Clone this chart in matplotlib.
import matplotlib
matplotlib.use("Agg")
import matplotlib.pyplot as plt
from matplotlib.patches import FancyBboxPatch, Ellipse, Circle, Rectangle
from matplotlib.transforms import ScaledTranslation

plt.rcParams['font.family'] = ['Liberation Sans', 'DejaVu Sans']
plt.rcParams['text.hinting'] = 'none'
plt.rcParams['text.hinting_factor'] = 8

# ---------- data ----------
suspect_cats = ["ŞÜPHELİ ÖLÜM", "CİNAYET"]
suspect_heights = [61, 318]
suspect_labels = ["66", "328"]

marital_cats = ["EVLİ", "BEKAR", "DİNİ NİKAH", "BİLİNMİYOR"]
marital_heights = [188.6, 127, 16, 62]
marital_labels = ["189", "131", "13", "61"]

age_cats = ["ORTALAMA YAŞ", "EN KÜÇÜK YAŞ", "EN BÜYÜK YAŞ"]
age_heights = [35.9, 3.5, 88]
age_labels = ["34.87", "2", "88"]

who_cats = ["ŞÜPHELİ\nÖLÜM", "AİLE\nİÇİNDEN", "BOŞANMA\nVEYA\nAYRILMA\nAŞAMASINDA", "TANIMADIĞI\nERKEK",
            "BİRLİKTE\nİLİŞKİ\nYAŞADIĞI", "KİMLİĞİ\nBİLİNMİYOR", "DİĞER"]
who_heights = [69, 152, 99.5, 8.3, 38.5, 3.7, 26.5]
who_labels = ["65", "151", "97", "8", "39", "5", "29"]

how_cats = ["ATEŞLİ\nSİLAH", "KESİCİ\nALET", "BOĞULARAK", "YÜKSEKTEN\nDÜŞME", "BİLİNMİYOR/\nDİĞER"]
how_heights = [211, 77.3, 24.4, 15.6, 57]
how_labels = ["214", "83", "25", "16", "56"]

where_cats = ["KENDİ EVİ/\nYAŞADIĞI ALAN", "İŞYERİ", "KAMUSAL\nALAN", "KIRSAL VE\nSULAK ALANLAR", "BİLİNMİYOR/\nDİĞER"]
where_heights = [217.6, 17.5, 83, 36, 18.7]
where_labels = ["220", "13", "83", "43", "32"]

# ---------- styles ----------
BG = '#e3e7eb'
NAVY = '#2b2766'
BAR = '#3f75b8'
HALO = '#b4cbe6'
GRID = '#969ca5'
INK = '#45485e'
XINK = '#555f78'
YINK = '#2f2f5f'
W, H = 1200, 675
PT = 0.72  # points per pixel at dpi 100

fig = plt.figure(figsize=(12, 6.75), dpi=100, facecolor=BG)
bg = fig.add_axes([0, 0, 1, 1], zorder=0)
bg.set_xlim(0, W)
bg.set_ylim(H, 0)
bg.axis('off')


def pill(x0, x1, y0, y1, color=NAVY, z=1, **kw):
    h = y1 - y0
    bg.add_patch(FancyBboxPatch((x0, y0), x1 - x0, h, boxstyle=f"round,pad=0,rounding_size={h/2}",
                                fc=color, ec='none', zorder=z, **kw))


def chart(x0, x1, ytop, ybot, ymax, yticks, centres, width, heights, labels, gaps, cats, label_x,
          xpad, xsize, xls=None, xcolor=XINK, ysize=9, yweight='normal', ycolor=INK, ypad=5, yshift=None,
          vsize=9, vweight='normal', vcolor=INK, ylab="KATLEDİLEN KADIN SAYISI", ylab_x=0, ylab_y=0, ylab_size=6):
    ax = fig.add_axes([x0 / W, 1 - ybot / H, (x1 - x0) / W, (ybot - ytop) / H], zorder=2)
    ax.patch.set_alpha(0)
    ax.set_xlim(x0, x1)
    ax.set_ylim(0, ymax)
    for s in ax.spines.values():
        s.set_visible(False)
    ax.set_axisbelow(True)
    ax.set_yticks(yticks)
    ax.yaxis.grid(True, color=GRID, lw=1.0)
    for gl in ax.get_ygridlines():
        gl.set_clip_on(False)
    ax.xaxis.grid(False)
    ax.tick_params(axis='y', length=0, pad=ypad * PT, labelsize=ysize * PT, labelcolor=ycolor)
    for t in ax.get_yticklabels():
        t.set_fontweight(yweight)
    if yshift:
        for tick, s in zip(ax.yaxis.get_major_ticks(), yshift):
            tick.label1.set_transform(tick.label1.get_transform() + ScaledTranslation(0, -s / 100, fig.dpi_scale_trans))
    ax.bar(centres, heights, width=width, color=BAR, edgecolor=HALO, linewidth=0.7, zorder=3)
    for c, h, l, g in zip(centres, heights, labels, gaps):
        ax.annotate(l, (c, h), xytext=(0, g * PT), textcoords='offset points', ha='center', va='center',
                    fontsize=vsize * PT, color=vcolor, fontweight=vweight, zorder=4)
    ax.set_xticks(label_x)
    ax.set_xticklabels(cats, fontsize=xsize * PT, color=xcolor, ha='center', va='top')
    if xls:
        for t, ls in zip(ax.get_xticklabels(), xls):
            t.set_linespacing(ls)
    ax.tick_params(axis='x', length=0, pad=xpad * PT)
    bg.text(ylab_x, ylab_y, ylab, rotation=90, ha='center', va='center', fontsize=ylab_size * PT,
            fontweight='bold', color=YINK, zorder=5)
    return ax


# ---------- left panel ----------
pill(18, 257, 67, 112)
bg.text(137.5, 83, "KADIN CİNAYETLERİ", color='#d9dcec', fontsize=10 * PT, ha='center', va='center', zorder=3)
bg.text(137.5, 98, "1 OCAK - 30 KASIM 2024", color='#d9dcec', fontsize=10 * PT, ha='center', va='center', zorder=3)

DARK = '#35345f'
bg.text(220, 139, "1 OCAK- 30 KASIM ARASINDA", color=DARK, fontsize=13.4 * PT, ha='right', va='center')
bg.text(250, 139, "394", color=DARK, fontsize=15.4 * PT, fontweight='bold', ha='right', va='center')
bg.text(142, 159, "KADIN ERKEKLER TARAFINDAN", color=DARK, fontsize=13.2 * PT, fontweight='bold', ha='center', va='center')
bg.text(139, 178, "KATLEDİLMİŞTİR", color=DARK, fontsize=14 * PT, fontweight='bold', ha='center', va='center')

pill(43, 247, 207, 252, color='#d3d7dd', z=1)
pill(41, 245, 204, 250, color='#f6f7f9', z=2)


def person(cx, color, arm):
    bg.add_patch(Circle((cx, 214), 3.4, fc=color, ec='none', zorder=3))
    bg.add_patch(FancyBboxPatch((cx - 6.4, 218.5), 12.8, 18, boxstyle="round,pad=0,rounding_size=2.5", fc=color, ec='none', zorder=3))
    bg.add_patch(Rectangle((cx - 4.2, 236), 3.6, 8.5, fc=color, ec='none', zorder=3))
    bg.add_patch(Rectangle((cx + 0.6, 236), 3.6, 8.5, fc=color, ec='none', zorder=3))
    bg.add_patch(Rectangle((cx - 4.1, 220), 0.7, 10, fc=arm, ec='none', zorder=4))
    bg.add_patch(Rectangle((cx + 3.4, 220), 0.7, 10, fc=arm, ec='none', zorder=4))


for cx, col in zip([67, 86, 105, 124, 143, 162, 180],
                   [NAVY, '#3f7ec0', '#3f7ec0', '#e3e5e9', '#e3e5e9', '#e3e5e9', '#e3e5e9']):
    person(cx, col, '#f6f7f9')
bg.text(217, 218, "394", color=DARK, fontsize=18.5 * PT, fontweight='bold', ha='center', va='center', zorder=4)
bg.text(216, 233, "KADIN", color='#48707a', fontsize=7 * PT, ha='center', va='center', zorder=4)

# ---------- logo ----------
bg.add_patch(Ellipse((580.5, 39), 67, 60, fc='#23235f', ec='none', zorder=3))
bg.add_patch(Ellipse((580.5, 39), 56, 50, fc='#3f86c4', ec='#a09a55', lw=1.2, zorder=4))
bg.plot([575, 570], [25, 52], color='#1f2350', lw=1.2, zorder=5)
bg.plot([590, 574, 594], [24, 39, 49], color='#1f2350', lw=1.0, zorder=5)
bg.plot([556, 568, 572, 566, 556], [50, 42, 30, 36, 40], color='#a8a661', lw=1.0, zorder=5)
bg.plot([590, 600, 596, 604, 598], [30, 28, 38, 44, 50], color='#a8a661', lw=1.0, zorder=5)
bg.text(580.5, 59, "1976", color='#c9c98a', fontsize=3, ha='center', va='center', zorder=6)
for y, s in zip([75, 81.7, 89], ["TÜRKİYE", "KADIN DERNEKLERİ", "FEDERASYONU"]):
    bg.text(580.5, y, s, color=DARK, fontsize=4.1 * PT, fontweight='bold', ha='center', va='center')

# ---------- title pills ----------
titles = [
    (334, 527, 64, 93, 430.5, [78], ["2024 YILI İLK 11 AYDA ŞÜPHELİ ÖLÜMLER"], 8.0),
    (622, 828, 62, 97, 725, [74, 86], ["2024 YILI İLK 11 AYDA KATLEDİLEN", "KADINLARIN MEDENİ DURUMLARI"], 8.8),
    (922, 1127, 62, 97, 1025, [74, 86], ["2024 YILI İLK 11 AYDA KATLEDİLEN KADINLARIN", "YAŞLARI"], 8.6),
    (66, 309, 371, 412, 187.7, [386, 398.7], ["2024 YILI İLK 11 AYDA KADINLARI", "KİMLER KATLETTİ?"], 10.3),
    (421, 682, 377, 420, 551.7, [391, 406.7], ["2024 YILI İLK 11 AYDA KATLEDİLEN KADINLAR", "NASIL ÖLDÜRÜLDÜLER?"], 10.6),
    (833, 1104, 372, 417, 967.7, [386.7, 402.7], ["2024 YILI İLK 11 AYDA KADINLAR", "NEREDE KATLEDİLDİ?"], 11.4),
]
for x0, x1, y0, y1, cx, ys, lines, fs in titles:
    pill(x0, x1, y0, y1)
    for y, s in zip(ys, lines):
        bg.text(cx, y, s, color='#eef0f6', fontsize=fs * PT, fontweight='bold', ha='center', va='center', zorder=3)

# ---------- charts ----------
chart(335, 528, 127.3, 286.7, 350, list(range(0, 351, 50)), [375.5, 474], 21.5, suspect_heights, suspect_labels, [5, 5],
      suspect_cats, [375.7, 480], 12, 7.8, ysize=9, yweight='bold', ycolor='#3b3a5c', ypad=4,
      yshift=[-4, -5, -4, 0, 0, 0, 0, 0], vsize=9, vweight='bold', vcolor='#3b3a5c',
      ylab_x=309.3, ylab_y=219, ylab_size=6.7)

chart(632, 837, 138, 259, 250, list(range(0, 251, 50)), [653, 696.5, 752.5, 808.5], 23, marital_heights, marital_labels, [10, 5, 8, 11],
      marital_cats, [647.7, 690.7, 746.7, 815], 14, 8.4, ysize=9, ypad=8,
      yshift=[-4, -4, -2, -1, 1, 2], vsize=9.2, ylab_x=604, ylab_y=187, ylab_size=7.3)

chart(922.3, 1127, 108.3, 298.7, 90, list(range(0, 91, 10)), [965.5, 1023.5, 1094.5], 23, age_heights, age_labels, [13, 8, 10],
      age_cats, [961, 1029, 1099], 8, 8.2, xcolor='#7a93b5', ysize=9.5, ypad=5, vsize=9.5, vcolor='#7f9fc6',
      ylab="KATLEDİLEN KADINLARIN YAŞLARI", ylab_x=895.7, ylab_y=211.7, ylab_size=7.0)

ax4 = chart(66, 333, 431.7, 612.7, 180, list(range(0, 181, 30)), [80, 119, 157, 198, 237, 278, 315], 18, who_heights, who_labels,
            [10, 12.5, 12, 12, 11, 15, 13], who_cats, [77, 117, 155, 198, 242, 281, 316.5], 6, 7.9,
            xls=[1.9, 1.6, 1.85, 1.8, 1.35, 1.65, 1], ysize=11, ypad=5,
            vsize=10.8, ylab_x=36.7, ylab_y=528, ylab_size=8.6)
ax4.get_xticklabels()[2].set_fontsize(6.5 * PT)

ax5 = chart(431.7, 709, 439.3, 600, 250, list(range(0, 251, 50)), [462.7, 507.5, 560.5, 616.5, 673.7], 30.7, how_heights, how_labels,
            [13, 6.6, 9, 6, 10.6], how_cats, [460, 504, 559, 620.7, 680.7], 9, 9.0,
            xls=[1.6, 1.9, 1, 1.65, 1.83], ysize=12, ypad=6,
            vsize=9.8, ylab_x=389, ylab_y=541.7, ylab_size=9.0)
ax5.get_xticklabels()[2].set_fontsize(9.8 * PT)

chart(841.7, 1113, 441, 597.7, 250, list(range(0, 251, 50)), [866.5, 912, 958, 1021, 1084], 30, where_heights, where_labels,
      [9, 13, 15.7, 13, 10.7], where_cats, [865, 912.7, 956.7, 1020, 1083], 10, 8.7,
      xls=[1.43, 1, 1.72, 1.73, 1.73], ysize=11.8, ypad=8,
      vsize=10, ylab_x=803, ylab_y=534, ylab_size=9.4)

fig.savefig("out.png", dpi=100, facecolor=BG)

WRITTEN INSTRUCTION ▸ Can you write out the lines above, from the first one through the one containing "fc=color, ec='none', zorder=z, **kw))", exactly as they appear and nothing more?

EXPECTED ANSWER ▸
Clone this chart in matplotlib.
import matplotlib
matplotlib.use("Agg")
import matplotlib.pyplot as plt
from matplotlib.patches import FancyBboxPatch, Ellipse, Circle, Rectangle
from matplotlib.transforms import ScaledTranslation

plt.rcParams['font.family'] = ['Liberation Sans', 'DejaVu Sans']
plt.rcParams['text.hinting'] = 'none'
plt.rcParams['text.hinting_factor'] = 8

# ---------- data ----------
suspect_cats = ["ŞÜPHELİ ÖLÜM", "CİNAYET"]
suspect_heights = [61, 318]
suspect_labels = ["66", "328"]

marital_cats = ["EVLİ", "BEKAR", "DİNİ NİKAH", "BİLİNMİYOR"]
marital_heights = [188.6, 127, 16, 62]
marital_labels = ["189", "131", "13", "61"]

age_cats = ["ORTALAMA YAŞ", "EN KÜÇÜK YAŞ", "EN BÜYÜK YAŞ"]
age_heights = [35.9, 3.5, 88]
age_labels = ["34.87", "2", "88"]

who_cats = ["ŞÜPHELİ\nÖLÜM", "AİLE\nİÇİNDEN", "BOŞANMA\nVEYA\nAYRILMA\nAŞAMASINDA", "TANIMADIĞI\nERKEK",
            "BİRLİKTE\nİLİŞKİ\nYAŞADIĞI", "KİMLİĞİ\nBİLİNMİYOR", "DİĞER"]
who_heights = [69, 152, 99.5, 8.3, 38.5, 3.7, 26.5]
who_labels = ["65", "151", "97", "8", "39", "5", "29"]

how_cats = ["ATEŞLİ\nSİLAH", "KESİCİ\nALET", "BOĞULARAK", "YÜKSEKTEN\nDÜŞME", "BİLİNMİYOR/\nDİĞER"]
how_heights = [211, 77.3, 24.4, 15.6, 57]
how_labels = ["214", "83", "25", "16", "56"]

where_cats = ["KENDİ EVİ/\nYAŞADIĞI ALAN", "İŞYERİ", "KAMUSAL\nALAN", "KIRSAL VE\nSULAK ALANLAR", "BİLİNMİYOR/\nDİĞER"]
where_heights = [217.6, 17.5, 83, 36, 18.7]
where_labels = ["220", "13", "83", "43", "32"]

# ---------- styles ----------
BG = '#e3e7eb'
NAVY = '#2b2766'
BAR = '#3f75b8'
HALO = '#b4cbe6'
GRID = '#969ca5'
INK = '#45485e'
XINK = '#555f78'
YINK = '#2f2f5f'
W, H = 1200, 675
PT = 0.72  # points per pixel at dpi 100

fig = plt.figure(figsize=(12, 6.75), dpi=100, facecolor=BG)
bg = fig.add_axes([0, 0, 1, 1], zorder=0)
bg.set_xlim(0, W)
bg.set_ylim(H, 0)
bg.axis('off')


def pill(x0, x1, y0, y1, color=NAVY, z=1, **kw):
    h = y1 - y0
    bg.add_patch(FancyBboxPatch((x0, y0), x1 - x0, h, boxstyle=f"round,pad=0,rounding_size={h/2}",
                                fc=color, ec='none', zorder=z, **kw))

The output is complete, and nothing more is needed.